_Data provided_:
=-=-=

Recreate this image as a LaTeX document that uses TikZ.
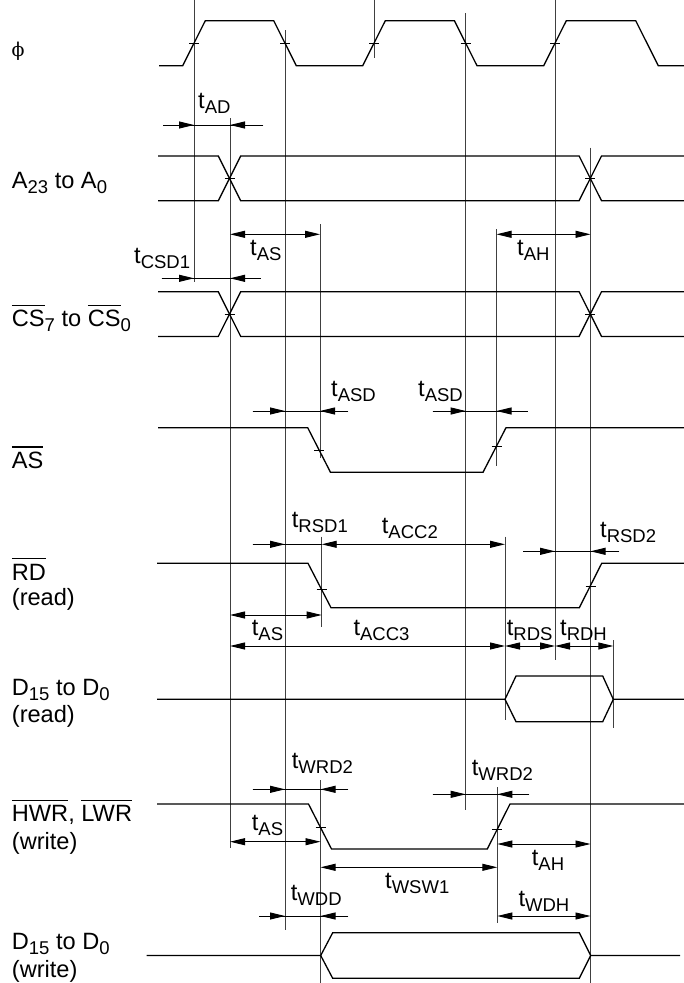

=-=-=

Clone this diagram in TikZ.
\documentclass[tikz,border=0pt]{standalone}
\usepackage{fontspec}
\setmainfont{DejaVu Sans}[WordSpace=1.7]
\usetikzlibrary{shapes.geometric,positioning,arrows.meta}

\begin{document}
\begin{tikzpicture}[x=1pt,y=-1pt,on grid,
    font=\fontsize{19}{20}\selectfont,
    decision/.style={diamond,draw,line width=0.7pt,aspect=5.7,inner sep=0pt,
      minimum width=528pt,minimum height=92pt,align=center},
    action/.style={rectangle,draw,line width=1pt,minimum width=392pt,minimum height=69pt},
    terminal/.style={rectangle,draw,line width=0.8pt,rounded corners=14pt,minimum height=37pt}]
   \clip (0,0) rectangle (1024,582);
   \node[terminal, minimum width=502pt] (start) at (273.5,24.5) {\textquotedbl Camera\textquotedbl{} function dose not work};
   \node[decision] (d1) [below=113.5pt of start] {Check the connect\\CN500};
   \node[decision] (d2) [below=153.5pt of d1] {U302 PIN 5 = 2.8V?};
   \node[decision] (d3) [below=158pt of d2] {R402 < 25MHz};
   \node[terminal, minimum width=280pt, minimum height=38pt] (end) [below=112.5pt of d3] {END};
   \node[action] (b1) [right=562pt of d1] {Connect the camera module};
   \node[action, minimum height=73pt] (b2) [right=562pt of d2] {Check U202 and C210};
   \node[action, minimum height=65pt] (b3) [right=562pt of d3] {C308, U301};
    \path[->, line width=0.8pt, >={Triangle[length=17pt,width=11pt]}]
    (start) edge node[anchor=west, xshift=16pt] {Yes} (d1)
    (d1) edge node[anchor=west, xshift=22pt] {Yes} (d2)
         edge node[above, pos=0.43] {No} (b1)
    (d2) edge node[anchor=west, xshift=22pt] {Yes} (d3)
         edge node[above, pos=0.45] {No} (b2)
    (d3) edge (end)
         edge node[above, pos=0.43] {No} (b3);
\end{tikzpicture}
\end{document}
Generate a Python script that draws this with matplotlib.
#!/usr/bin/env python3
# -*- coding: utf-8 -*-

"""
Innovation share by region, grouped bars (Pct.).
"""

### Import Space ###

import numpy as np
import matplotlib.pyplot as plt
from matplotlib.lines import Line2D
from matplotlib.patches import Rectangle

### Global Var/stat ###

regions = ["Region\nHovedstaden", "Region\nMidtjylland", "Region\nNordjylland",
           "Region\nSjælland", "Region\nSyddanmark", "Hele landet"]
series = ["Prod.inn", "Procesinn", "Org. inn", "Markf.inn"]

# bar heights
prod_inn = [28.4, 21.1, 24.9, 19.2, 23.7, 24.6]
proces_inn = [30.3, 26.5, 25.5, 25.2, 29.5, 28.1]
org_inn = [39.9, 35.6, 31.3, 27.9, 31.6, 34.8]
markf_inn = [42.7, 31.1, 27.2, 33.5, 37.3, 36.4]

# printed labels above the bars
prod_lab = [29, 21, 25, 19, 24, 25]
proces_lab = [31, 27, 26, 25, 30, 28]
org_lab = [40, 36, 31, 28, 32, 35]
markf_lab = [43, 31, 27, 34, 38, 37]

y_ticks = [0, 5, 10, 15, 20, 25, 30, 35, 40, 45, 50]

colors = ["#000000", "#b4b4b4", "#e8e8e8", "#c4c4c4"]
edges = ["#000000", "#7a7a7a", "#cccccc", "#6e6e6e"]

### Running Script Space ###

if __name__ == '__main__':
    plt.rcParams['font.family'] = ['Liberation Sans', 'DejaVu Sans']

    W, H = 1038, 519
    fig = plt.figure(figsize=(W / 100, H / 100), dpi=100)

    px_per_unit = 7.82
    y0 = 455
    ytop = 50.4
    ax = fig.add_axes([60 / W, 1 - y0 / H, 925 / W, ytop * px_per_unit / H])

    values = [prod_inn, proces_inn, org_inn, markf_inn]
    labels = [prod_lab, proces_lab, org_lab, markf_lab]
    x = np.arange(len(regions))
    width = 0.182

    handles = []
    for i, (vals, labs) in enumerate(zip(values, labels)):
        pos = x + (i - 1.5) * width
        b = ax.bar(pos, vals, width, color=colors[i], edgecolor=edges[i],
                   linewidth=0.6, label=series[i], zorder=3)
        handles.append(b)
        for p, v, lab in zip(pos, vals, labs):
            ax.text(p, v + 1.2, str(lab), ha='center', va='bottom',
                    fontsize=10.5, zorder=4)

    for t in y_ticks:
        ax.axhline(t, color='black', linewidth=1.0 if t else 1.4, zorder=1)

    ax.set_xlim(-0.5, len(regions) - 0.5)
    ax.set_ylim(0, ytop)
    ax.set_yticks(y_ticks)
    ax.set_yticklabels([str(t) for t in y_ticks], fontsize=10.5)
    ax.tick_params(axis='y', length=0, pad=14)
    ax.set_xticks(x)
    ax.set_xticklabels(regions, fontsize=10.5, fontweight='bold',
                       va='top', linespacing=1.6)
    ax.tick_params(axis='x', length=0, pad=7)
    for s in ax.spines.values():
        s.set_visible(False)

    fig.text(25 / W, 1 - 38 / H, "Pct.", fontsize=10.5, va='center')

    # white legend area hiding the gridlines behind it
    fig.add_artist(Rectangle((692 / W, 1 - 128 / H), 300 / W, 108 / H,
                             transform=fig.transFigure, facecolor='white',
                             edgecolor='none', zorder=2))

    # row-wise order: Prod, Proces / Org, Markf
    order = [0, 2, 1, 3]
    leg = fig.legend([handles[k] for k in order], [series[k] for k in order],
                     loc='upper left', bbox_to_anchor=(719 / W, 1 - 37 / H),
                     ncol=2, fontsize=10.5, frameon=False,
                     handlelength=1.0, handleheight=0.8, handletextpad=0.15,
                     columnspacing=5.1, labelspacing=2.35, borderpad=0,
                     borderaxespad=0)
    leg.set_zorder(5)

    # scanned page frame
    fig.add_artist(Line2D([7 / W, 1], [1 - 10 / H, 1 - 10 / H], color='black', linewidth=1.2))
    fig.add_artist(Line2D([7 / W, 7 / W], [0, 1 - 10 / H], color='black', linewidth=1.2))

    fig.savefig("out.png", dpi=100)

=-=-=

_Your instructions_: Check each line in the records for the word "this" and say how many have it, with nothing else.

_Full solution_: 3